• **Exercise task**
Scan the records below for the line containing "Recreate this image" and the line containing "fund_db = [107.0, 107.0, 107.0, 106.85, 106.85]". Copy both, plus every line between, exactly.

• **Material provided**
******************************
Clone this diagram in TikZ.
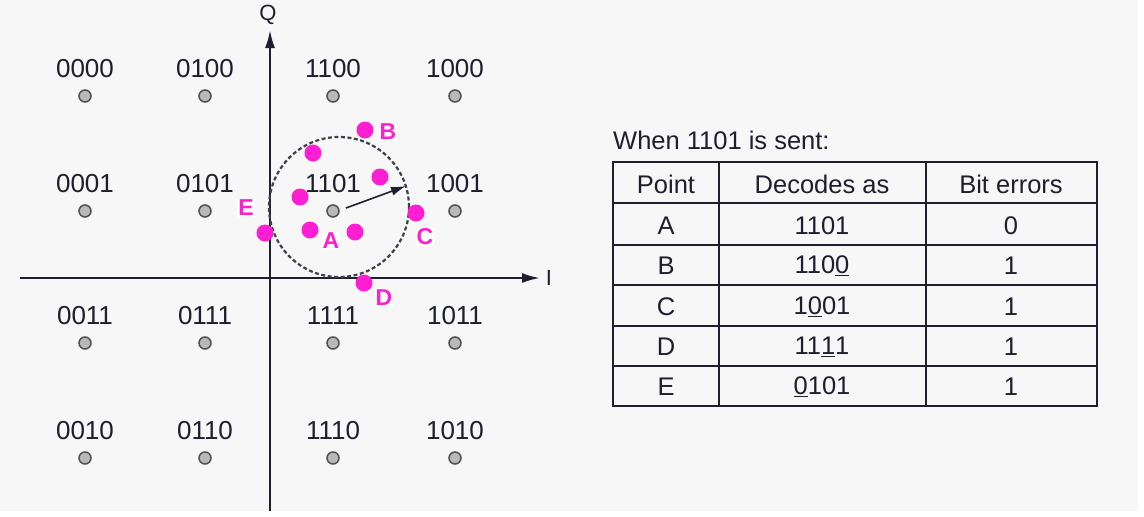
******************************
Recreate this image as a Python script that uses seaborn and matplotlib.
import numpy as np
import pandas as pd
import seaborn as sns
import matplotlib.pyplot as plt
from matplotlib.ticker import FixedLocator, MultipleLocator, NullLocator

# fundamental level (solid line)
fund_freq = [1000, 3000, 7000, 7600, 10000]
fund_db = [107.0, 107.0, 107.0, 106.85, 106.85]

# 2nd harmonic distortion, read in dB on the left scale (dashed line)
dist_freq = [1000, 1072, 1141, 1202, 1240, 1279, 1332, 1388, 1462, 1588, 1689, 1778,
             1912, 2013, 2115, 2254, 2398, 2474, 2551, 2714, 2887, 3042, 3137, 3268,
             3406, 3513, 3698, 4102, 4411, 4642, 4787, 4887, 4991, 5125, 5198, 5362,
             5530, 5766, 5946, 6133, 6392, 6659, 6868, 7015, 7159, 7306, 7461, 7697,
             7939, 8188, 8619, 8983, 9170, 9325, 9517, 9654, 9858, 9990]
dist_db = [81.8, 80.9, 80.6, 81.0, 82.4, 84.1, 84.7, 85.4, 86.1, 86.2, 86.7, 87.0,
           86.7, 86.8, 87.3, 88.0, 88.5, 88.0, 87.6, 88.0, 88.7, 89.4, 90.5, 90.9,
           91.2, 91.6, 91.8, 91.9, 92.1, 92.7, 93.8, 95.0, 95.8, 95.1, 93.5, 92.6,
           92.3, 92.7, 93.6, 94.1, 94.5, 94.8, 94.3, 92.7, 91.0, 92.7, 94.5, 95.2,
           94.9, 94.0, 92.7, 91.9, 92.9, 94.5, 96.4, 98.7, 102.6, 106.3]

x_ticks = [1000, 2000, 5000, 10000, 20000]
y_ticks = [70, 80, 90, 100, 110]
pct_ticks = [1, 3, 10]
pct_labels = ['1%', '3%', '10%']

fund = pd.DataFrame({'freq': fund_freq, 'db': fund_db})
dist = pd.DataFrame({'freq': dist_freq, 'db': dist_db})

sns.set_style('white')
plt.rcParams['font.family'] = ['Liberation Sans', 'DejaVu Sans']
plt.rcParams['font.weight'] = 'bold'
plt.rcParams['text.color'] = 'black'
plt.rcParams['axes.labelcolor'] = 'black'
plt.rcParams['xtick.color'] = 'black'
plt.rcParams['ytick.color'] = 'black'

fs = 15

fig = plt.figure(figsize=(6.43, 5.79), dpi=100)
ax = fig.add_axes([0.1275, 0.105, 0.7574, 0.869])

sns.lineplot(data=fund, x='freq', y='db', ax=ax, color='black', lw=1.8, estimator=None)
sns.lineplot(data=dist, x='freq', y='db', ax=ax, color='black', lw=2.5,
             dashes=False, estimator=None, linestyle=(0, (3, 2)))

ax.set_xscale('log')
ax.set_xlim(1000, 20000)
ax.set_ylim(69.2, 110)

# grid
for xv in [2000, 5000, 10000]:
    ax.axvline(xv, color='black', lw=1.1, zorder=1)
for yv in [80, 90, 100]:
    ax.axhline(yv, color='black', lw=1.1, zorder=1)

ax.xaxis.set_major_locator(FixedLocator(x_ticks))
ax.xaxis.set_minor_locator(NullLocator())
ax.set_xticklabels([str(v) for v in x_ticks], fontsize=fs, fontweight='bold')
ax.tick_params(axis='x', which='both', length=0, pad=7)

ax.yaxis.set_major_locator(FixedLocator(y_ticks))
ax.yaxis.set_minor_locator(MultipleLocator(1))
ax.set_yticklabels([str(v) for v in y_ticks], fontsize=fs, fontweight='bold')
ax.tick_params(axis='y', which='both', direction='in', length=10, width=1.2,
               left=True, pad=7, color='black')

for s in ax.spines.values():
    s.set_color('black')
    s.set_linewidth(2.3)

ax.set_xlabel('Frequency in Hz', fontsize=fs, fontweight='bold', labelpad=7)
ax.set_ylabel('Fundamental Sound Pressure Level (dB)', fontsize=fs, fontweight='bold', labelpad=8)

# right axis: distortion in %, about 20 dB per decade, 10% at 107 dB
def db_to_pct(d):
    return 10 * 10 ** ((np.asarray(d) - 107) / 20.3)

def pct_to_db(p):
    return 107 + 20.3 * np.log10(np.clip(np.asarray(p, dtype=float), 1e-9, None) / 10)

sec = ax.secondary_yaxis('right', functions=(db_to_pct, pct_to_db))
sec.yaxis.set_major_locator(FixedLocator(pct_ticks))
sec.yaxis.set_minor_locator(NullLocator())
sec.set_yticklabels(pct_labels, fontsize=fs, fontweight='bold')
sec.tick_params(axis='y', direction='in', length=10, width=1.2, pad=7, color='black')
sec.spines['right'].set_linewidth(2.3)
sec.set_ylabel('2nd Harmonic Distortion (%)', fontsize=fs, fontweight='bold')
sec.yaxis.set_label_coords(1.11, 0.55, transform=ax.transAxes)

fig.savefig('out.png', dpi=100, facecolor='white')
******************************
• **Result of the exercise**
Recreate this image as a Python script that uses seaborn and matplotlib.
import numpy as np
import pandas as pd
import seaborn as sns
import matplotlib.pyplot as plt
from matplotlib.ticker import FixedLocator, MultipleLocator, NullLocator

# fundamental level (solid line)
fund_freq = [1000, 3000, 7000, 7600, 10000]
fund_db = [107.0, 107.0, 107.0, 106.85, 106.85]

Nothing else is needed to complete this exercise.